Tras el más reciente fallo del Comité Judicial de la Cámara de Representantes de Estados Unidos, dominada por los republicanos, en el que se aprobó un cuarto cargo contra el presidente William Clinton, existe una fuerte posibilidad de que la Cámara baja del país vecino apruebe esta semana el procedimiento de juicio de destitución (impeachment) contra el mandatario. Con ello, la decisión final recaería en el Senado, en donde se requeriría del voto de las tres cuartas partes de sus integrantes para sacar a Clinton de la Casa Blanca. De esta manera, los operadores estadunidenses de la hipocresía puritana han conseguido crear una crisis política de grande proporciones, a partir de un episodio de las vidas privadas del presidente y de una subordinada suya.
La historia de los encuentros eróticos entre Clinton y Monica Lewinsky nunca debió ir más allá de la intimidad de ambos. La exhibición de los dos en los medios masivos, así como el afán persecutorio del fiscal Kenneth Starr, secundado y magnificado por los legisladores republicanos, se ha traducido en una degradación general que afecta a los involucrados, a los fisgones profesionales con cargo oficial, a la vida institucional del país vecino, al conjunto de su opinión pública y a la esencia de la política. Esta pesquisa, frívola y moralina al mismo tiempo, ha llevado las cosas a tal punto que en algunos sectores demócratas se habla ya del proceso de destitución como de un golpe de Estado legislativo.
Ciertamente, las perspectivas de una aprobación del impeachment por 75 por ciento de los senadores son débiles y remotas. Pero la atmósfera de linchamiento político generada en Washington da pie a declaraciones que hasta hace poco eran impensables, como la exigencia del presidente del Comité Judicial de la Cámara baja, Henry Hyde, formulada ayer, en el sentido de que Clinton dimita para ahorrarle al país lo que falta del escándalo, de la confrontación y de la polarización.

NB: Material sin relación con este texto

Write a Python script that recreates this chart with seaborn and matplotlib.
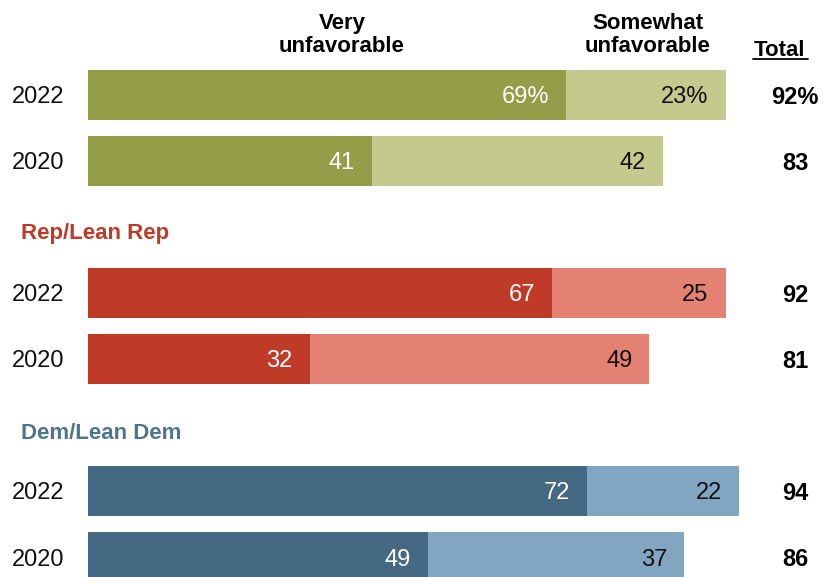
import pandas as pd
import seaborn as sns
import matplotlib.pyplot as plt

# data
groups = ['All', 'All', 'Rep/Lean Rep', 'Rep/Lean Rep', 'Dem/Lean Dem', 'Dem/Lean Dem']
years = ['2022', '2020', '2022', '2020', '2022', '2020']
very = [69, 41, 67, 32, 72, 49]
somewhat = [23, 42, 25, 49, 22, 37]
totals = [92, 83, 92, 81, 94, 86]
rows = [0, 1, 3, 4, 6, 7]

dark = {'All': '#949D48', 'Rep/Lean Rep': '#BF3A27', 'Dem/Lean Dem': '#456982'}
light = {'All': '#C4CA8E', 'Rep/Lean Rep': '#E38273', 'Dem/Lean Dem': '#82A6C1'}
head_col = {'Rep/Lean Rep': '#BF3A27', 'Dem/Lean Dem': '#4E7590'}

df = pd.DataFrame({'group': groups, 'year': years, 'very': very,
                   'somewhat': somewhat, 'total': totals, 'row': rows})
df['stack'] = df['very'] + df['somewhat']

sns.set_style('white')
plt.rcParams['font.family'] = ['Liberation Sans', 'DejaVu Sans']

fig = plt.figure(figsize=(8.28, 5.77), dpi=100)
ax = fig.add_axes([0, 0, 1, 1])

sns.barplot(data=df, x='stack', y='row', hue='group', palette=light, orient='h',
            native_scale=True, dodge=False, width=0.76, legend=False, ax=ax,
            saturation=1, linewidth=0)
sns.barplot(data=df, x='very', y='row', hue='group', palette=dark, orient='h',
            native_scale=True, dodge=False, width=0.76, legend=False, ax=ax,
            saturation=1, linewidth=0)

ppu = 6.93  # pixels per percentage point
x0 = 88
ax.set_xlim(-x0 / ppu, (828 - x0) / ppu)
ax.set_ylim((577 - 95) / 66, -95 / 66)
ax.axis('off')


def px(x):
    return (x - x0) / ppu


def py(y):
    return (y - 95) / 66


pad = 17 / ppu
fs = 17
for i, r in df.iterrows():
    suf = '%' if i == 0 else ''
    ax.text(px(12), r['row'], r['year'], ha='left', va='center_baseline', fontsize=fs, color='#111111')
    ax.text(r['very'] - pad, r['row'], f"{r['very']}{suf}", ha='right', va='center_baseline',
            fontsize=fs, color='white')
    ax.text(r['stack'] - pad, r['row'], f"{r['somewhat']}{suf}", ha='right', va='center_baseline',
            fontsize=fs, color='#111111')
    ax.text(px(795), r['row'], f"{r['total']}{suf}", ha='center', va='center_baseline',
            fontsize=fs, fontweight='bold', color='black')

# group headers
ax.text(px(21), py(231), 'Rep/Lean Rep', ha='left', va='center_baseline', fontsize=16,
        fontweight='bold', color=head_col['Rep/Lean Rep'])
ax.text(px(21), py(431), 'Dem/Lean Dem', ha='left', va='center_baseline', fontsize=16,
        fontweight='bold', color=head_col['Dem/Lean Dem'])

# column headers
ax.text(px(342), py(35), 'Very\nunfavorable', ha='center', va='center', fontsize=16,
        fontweight='bold', linespacing=1.1, color='black')
ax.text(px(648), py(35), 'Somewhat\nunfavorable', ha='center', va='center', fontsize=16,
        fontweight='bold', linespacing=1.1, color='black')
ax.text(px(780), py(48), 'Total', ha='center', va='center_baseline', fontsize=16,
        fontweight='bold', color='black')
ax.plot([px(753), px(808)], [py(59), py(59)], color='black', lw=1.3)

plt.savefig('out.png', dpi=100)
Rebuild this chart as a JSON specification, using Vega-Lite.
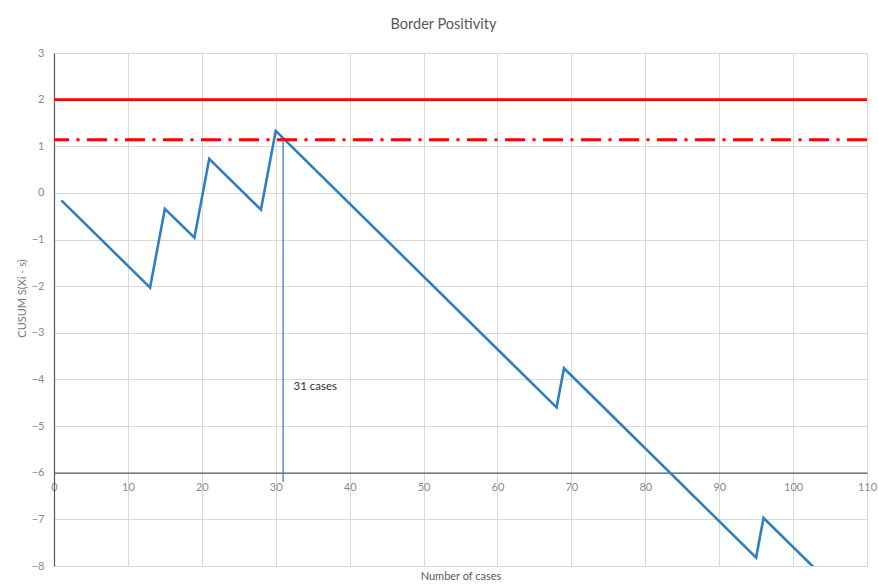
{
  "$schema": "https://vega.github.io/schema/vega-lite/v6.json",
  "autosize": "none",
  "width": 813,
  "height": 513,
  "padding": {"left": 54, "top": 53, "right": 11, "bottom": 20},
  "background": "white",
  "title": {
    "text": "Border Positivity",
    "font": "Lato",
    "fontSize": 14.5,
    "fontWeight": "normal",
    "color": "#595959",
    "anchor": "middle",
    "frame": "group",
    "dx": -17,
    "dy": 20,
    "baseline": "alphabetic",
    "offset": 24
  },
  "config": {
    "view": {"stroke": null},
    "font": "Lato"
  },
  "datasets": {
    "cusum": [
      {"case": 1, "cusum": -0.16},
      {"case": 13, "cusum": -2.03},
      {"case": 15, "cusum": -0.34},
      {"case": 19, "cusum": -0.96},
      {"case": 21, "cusum": 0.73},
      {"case": 28, "cusum": -0.36},
      {"case": 30, "cusum": 1.33},
      {"case": 68, "cusum": -4.6},
      {"case": 69, "cusum": -3.76},
      {"case": 95, "cusum": -7.82},
      {"case": 96, "cusum": -6.97},
      {"case": 103, "cusum": -8.06}
    ],
    "limits": [
      {"name": "h1", "level": 2},
      {"name": "h0", "level": 1.14}
    ],
    "signal": [
      {"case": 31, "top": 1.14, "bottom": -6.2, "label": "31 cases", "labelCase": 32.4, "labelY": -4.17}
    ]
  },
  "layer": [
    {
      "data": {"name": "cusum"},
      "mark": {"type": "line", "color": "#2f7fc1", "strokeWidth": 2.6, "clip": true, "strokeJoin": "miter"},
      "encoding": {
        "x": {
          "field": "case",
          "type": "quantitative",
          "scale": {"domain": [0, 110], "nice": false, "zero": false},
          "axis": {
            "orient": "bottom",
            "offset": -93.3,
            "values": [0, 10, 20, 30, 40, 50, 60, 70, 80, 90, 100, 110],
            "grid": true,
            "gridColor": "#d9d9d9",
            "gridWidth": 1,
            "domain": true,
            "domainColor": "#505a64",
            "domainWidth": 1.2,
            "ticks": false,
            "labelFlush": false,
            "labelPadding": 9,
            "labelFontSize": 11,
            "labelColor": "#8a8a8a",
            "labelFont": "Lato",
            "title": "Number of cases",
            "titleFont": "Lato",
            "titleFontSize": 11,
            "titleFontWeight": "normal",
            "titleColor": "#595959",
            "titleBaseline": "top",
            "titleY": 98
          }
        },
        "y": {
          "field": "cusum",
          "type": "quantitative",
          "scale": {"domain": [-8, 3], "nice": false, "zero": false},
          "axis": {
            "values": [-8, -7, -6, -5, -4, -3, -2, -1, 0, 1, 2, 3],
            "grid": true,
            "gridColor": "#d9d9d9",
            "gridWidth": 1,
            "domain": true,
            "domainColor": "#505a64",
            "domainWidth": 1.2,
            "ticks": false,
            "labelPadding": 10,
            "labelFontSize": 11,
            "labelColor": "#8a8a8a",
            "labelFont": "Lato",
            "title": "CUSUM S(Xi - s)",
            "titleFont": "Lato",
            "titleFontSize": 11,
            "titleFontWeight": "normal",
            "titleColor": "#7a7a7a",
            "titlePadding": 4,
            "titleY": 245
          }
        }
      }
    },
    {
      "data": {"name": "limits"},
      "transform": [{"filter": "datum.name === 'h1'"}],
      "mark": {"type": "rule", "color": "#ff0000", "strokeWidth": 2.6},
      "encoding": {
        "y": {"field": "level", "type": "quantitative"}
      }
    },
    {
      "data": {"name": "limits"},
      "transform": [{"filter": "datum.name === 'h0'"}],
      "mark": {"type": "rule", "color": "#ff0000", "strokeWidth": 3, "strokeDash": [20, 7.5, 3, 7.5]},
      "encoding": {
        "y": {"field": "level", "type": "quantitative"}
      }
    },
    {
      "data": {"name": "signal"},
      "mark": {"type": "rule", "color": "#3f7fc4", "strokeWidth": 1.3},
      "encoding": {
        "x": {"field": "case", "type": "quantitative"},
        "y": {"field": "top", "type": "quantitative"},
        "y2": {"field": "bottom"}
      }
    },
    {
      "data": {"name": "signal"},
      "mark": {"type": "text", "align": "left", "baseline": "middle", "fontSize": 11.5, "color": "#333333", "font": "Lato"},
      "encoding": {
        "x": {"field": "labelCase", "type": "quantitative"},
        "y": {"field": "labelY", "type": "quantitative"},
        "text": {"field": "label"}
      }
    }
  ]
}
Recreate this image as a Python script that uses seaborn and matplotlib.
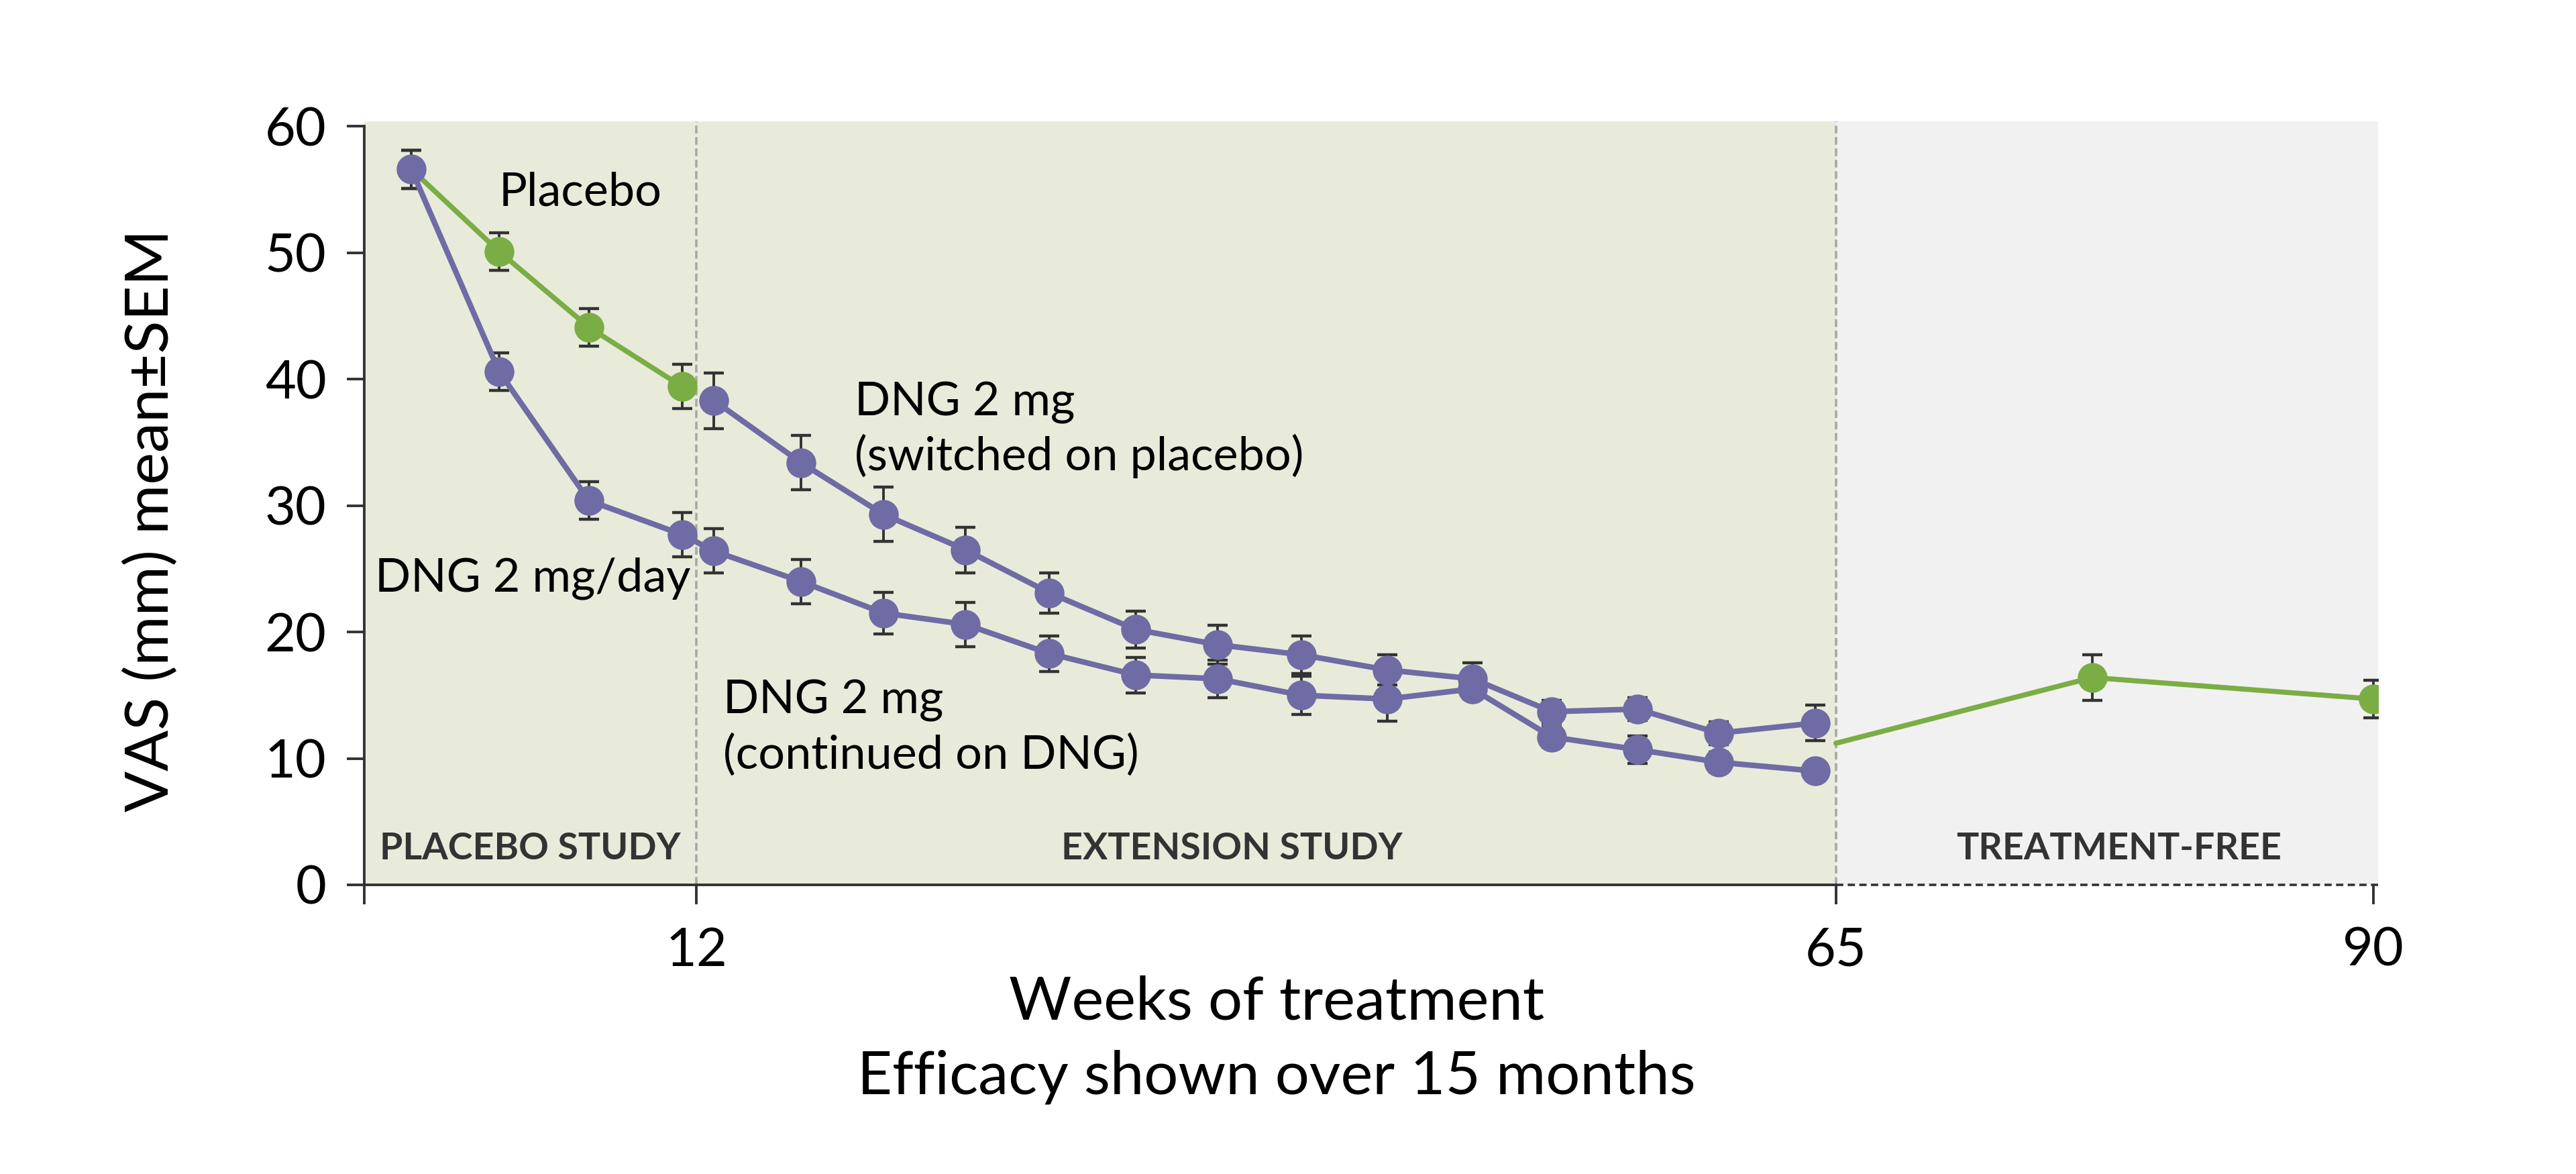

Es tal la desproporción de las acusaciones contra el presidente, y tan desmesurada la gestión para destituirlo con base en un episodio menor de índole privada, que resulta inevitable sospechar de la existencia de intereses ocultos -políticos y económicos- tras un prurito legalista llevado hasta el exceso, que ha causado ya un grave daño a la Presidencia, a la convivencia parlamentaria y a la estabilidad política de Estados Unidos.